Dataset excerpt
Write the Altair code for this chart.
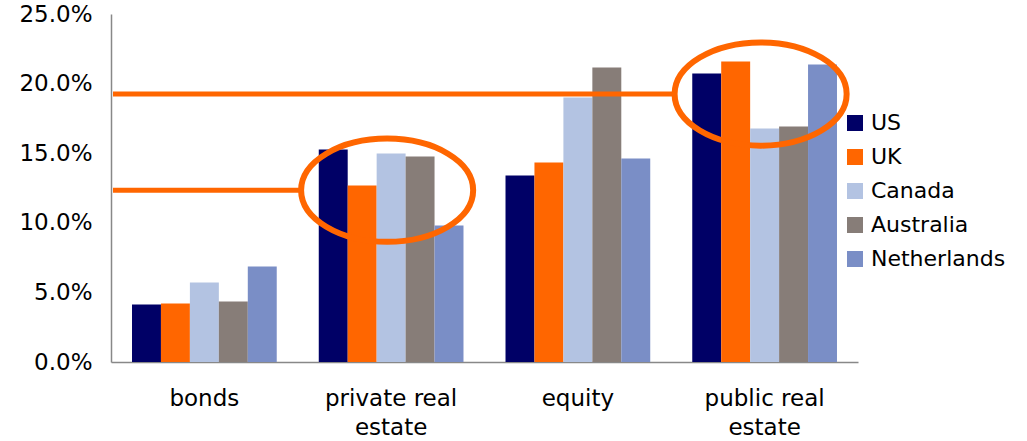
import altair as alt
import pandas as pd

categories = ["bonds", "private real estate", "equity", "public real estate"]
countries = ["US", "UK", "Canada", "Australia", "Netherlands"]
colors = ["#000066", "#FF6600", "#B3C3E2", "#877D78", "#7A8EC6"]

us = [0.0413, 0.1527, 0.1340, 0.2073]
uk = [0.0420, 0.1268, 0.1433, 0.2159]
canada = [0.0571, 0.1498, 0.1900, 0.1677]
australia = [0.0435, 0.1476, 0.2116, 0.1691]
netherlands = [0.0686, 0.0981, 0.1462, 0.2137]

annot_cats = ["private real estate", "public real estate"]
annot_values = [0.1234, 0.1925]

series = [us, uk, canada, australia, netherlands]
rows = []
for c, vals in zip(countries, series):
    for cat, v in zip(categories, vals):
        rows.append({"category": cat, "country": c, "value": v})
df = pd.DataFrame(rows)
adf = pd.DataFrame({"category": annot_cats, "value": annot_values})

FONT = "DejaVu Sans"

x_scale = alt.Scale(domain=categories, paddingInner=0.225, paddingOuter=0.1125)
y_scale = alt.Scale(domain=[0, 0.25])

bars = alt.Chart(df).mark_bar(strokeWidth=0).encode(
    x=alt.X("category:N", sort=categories, scale=x_scale, title=None,
            axis=alt.Axis(labelAngle=0, ticks=False, domainColor="#888888", domainWidth=1.5,
                          labelFont=FONT, labelFontSize=23, labelColor="#000000",
                          labelPadding=25, labelLineHeight=29,
                          labelExpr="indexof(datum.label, ' real ') >= 0 ? [replace(datum.label, ' estate', ''), 'estate'] : datum.label")),
    xOffset=alt.XOffset("country:N", sort=countries, scale=alt.Scale(domain=countries, paddingInner=0, paddingOuter=0)),
    y=alt.Y("value:Q", scale=y_scale, title=None,
            axis=alt.Axis(values=[0, 0.05, 0.10, 0.15, 0.20, 0.25], format=".1%", ticks=False, grid=False,
                          domainColor="#888888", domainWidth=1.5,
                          labelFont=FONT, labelFontSize=23, labelColor="#000000", labelPadding=19)),
    color=alt.Color("country:N", sort=countries, scale=alt.Scale(domain=countries, range=colors),
                    legend=alt.Legend(title=None, orient="none", legendX=733, legendY=98,
                                      symbolType="square", symbolSize=256, symbolStrokeWidth=0,
                                      labelFont=FONT, labelFontSize=22, labelColor="#000000",
                                      labelOffset=5, rowPadding=12, padding=0)),
)

lines = alt.Chart(adf).mark_rule(color="#FF6600", strokeWidth=5, xOffset=-91).encode(
    x=alt.X("category:N", sort=categories, scale=x_scale),
    x2=alt.value(2),
    y=alt.Y("value:Q", scale=y_scale),
)

ellipses = alt.Chart(adf).mark_point(
    shape="M -1 0 A 1 0.6 0 1 1 1 0 A 1 0.6 0 1 1 -1 0 Z",
    size=29600, filled=False, stroke="#FF6600", strokeWidth=6, opacity=1, xOffset=-4,
).encode(
    x=alt.X("category:N", sort=categories, scale=x_scale),
    y=alt.Y("value:Q", scale=y_scale),
)

chart = alt.layer(bars, lines, ellipses).properties(
    width=747, height=348,
    autosize=alt.AutoSizeParams(type="none"),
    padding={"left": 111, "top": 14, "right": 169, "bottom": 79},
    background="white",
).configure_view(stroke=None)

chart.save("out.html", embed_options={"renderer": "svg", "actions": False})
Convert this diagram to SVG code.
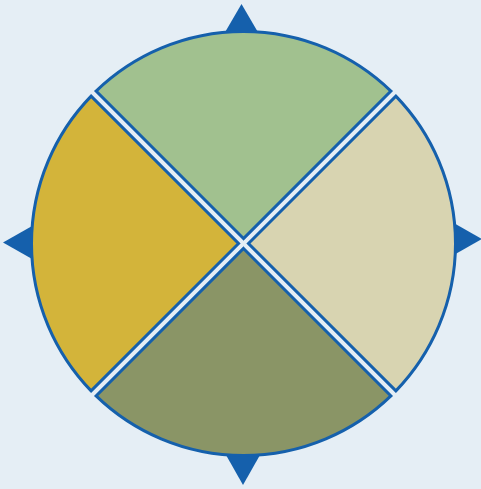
<svg xmlns="http://www.w3.org/2000/svg" width="481" height="489" viewBox="0 0 481 489">
  <style>
    .pointer { fill: #1560ac; stroke: none; }
    .wedge { stroke: #1560ac; stroke-width: 3; stroke-linejoin: miter; }
  </style>
  <rect x="0" y="0" width="481" height="489" fill="#e5eef5"/>
  <g id="pointers">
    <polygon id="pointer-top" class="pointer" points="241.5,4 224,34 259,34"/>
    <polygon id="pointer-bottom" class="pointer" points="243,485 226,455 260,455"/>
    <polygon id="pointer-left" class="pointer" points="3,242.5 33,225.5 33,259.5"/>
    <polygon id="pointer-right" class="pointer" points="482,239 452,222 452,256"/>
  </g>
  <g id="wedge-top">
    <path class="wedge" fill="#a1c18f" d="M 243.5,238.55 L 96.09,91.14 A 212 212 0 0 1 390.91,91.14 Z"/>
  </g>
  <g id="wedge-right">
    <path class="wedge" fill="#d8d4b1" d="M 248.45,243.5 L 395.86,96.09 A 212 212 0 0 1 395.86,390.91 Z"/>
  </g>
  <g id="wedge-bottom">
    <path class="wedge" fill="#8a9566" d="M 243.5,248.45 L 390.91,395.86 A 212 212 0 0 1 96.09,395.86 Z"/>
  </g>
  <g id="wedge-left">
    <path class="wedge" fill="#d3b43a" d="M 238.55,243.5 L 91.14,390.91 A 212 212 0 0 1 91.14,96.09 Z"/>
  </g>
  <g id="connectors"/>
</svg>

■ What is required: Your task is to repeat the opening line of the entries above and each line after it, ending with the line that has "y_scale = alt.Scale(domain=[0, 0.25])". Do not include the pictures.

■ Full response:
Write the Altair code for this chart.
import altair as alt
import pandas as pd

categories = ["bonds", "private real estate", "equity", "public real estate"]
countries = ["US", "UK", "Canada", "Australia", "Netherlands"]
colors = ["#000066", "#FF6600", "#B3C3E2", "#877D78", "#7A8EC6"]

us = [0.0413, 0.1527, 0.1340, 0.2073]
uk = [0.0420, 0.1268, 0.1433, 0.2159]
canada = [0.0571, 0.1498, 0.1900, 0.1677]
australia = [0.0435, 0.1476, 0.2116, 0.1691]
netherlands = [0.0686, 0.0981, 0.1462, 0.2137]

annot_cats = ["private real estate", "public real estate"]
annot_values = [0.1234, 0.1925]

series = [us, uk, canada, australia, netherlands]
rows = []
for c, vals in zip(countries, series):
    for cat, v in zip(categories, vals):
        rows.append({"category": cat, "country": c, "value": v})
df = pd.DataFrame(rows)
adf = pd.DataFrame({"category": annot_cats, "value": annot_values})

FONT = "DejaVu Sans"

x_scale = alt.Scale(domain=categories, paddingInner=0.225, paddingOuter=0.1125)
y_scale = alt.Scale(domain=[0, 0.25])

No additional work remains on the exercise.